Goal of the exercise: Beginning at the first line of the data, print each line exactly, stopping after the line that contains "d3.scaleLinear().domain([0, 80]).range([plotBottom, plotTop]);".

Information supplied:
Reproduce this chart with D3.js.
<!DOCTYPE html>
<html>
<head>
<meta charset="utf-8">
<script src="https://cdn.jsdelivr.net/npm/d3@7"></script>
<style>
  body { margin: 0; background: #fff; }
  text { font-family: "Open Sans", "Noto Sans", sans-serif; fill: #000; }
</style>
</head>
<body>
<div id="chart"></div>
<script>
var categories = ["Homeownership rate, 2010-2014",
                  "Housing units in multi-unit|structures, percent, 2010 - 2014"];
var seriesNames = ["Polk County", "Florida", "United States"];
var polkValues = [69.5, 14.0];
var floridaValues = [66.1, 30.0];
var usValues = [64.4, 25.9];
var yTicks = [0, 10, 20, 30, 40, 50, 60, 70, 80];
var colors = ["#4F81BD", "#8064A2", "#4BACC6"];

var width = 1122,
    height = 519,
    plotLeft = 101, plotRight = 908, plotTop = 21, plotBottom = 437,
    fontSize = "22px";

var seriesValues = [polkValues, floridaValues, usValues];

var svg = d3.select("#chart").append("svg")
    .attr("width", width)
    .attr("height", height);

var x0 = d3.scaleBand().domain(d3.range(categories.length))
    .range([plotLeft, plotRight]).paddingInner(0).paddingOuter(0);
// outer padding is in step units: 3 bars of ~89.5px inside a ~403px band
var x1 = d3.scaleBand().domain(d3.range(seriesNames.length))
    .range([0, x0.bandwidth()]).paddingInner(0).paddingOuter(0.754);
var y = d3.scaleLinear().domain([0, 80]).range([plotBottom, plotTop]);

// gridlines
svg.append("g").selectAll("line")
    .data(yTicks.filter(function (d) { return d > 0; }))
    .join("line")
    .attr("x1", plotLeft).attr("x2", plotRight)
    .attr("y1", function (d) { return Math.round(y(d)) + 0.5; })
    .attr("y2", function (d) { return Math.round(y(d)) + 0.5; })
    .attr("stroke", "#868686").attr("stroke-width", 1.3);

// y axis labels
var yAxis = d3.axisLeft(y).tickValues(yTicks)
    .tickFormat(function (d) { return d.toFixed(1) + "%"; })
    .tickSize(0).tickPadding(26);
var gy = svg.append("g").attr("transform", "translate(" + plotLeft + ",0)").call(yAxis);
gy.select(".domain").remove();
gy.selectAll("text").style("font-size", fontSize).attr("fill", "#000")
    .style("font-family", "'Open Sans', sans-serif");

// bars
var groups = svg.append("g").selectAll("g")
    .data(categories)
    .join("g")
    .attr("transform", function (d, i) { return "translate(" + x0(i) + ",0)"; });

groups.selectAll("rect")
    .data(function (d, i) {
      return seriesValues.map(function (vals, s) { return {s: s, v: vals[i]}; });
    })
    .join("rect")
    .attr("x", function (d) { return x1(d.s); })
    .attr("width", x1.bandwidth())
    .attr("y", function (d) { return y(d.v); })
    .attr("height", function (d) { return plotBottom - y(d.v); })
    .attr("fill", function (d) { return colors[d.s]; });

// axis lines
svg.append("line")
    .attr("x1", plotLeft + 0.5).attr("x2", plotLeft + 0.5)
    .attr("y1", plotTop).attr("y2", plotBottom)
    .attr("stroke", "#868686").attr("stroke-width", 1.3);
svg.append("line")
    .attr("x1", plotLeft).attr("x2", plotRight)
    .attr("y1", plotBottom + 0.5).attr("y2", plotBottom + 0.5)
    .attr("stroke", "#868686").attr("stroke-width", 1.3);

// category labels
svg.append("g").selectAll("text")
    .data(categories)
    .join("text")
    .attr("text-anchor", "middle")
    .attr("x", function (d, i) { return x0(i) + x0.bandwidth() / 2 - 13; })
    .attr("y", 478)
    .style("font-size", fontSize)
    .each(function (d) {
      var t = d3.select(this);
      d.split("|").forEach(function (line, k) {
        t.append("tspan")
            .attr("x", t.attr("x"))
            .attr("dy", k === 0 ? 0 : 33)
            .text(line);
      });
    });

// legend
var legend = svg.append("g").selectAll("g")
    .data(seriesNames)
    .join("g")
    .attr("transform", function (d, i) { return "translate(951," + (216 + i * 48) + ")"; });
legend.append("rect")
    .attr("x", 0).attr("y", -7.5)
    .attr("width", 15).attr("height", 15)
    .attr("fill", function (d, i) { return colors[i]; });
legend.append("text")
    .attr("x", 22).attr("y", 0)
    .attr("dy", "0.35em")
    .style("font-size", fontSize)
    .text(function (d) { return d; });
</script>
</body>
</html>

Response to this task:
Reproduce this chart with D3.js.
<!DOCTYPE html>
<html>
<head>
<meta charset="utf-8">
<script src="https://cdn.jsdelivr.net/npm/d3@7"></script>
<style>
  body { margin: 0; background: #fff; }
  text { font-family: "Open Sans", "Noto Sans", sans-serif; fill: #000; }
</style>
</head>
<body>
<div id="chart"></div>
<script>
var categories = ["Homeownership rate, 2010-2014",
                  "Housing units in multi-unit|structures, percent, 2010 - 2014"];
var seriesNames = ["Polk County", "Florida", "United States"];
var polkValues = [69.5, 14.0];
var floridaValues = [66.1, 30.0];
var usValues = [64.4, 25.9];
var yTicks = [0, 10, 20, 30, 40, 50, 60, 70, 80];
var colors = ["#4F81BD", "#8064A2", "#4BACC6"];

var width = 1122,
    height = 519,
    plotLeft = 101, plotRight = 908, plotTop = 21, plotBottom = 437,
    fontSize = "22px";

var seriesValues = [polkValues, floridaValues, usValues];

var svg = d3.select("#chart").append("svg")
    .attr("width", width)
    .attr("height", height);

var x0 = d3.scaleBand().domain(d3.range(categories.length))
    .range([plotLeft, plotRight]).paddingInner(0).paddingOuter(0);
// outer padding is in step units: 3 bars of ~89.5px inside a ~403px band
var x1 = d3.scaleBand().domain(d3.range(seriesNames.length))
    .range([0, x0.bandwidth()]).paddingInner(0).paddingOuter(0.754);
var y = d3.scaleLinear().domain([0, 80]).range([plotBottom, plotTop]);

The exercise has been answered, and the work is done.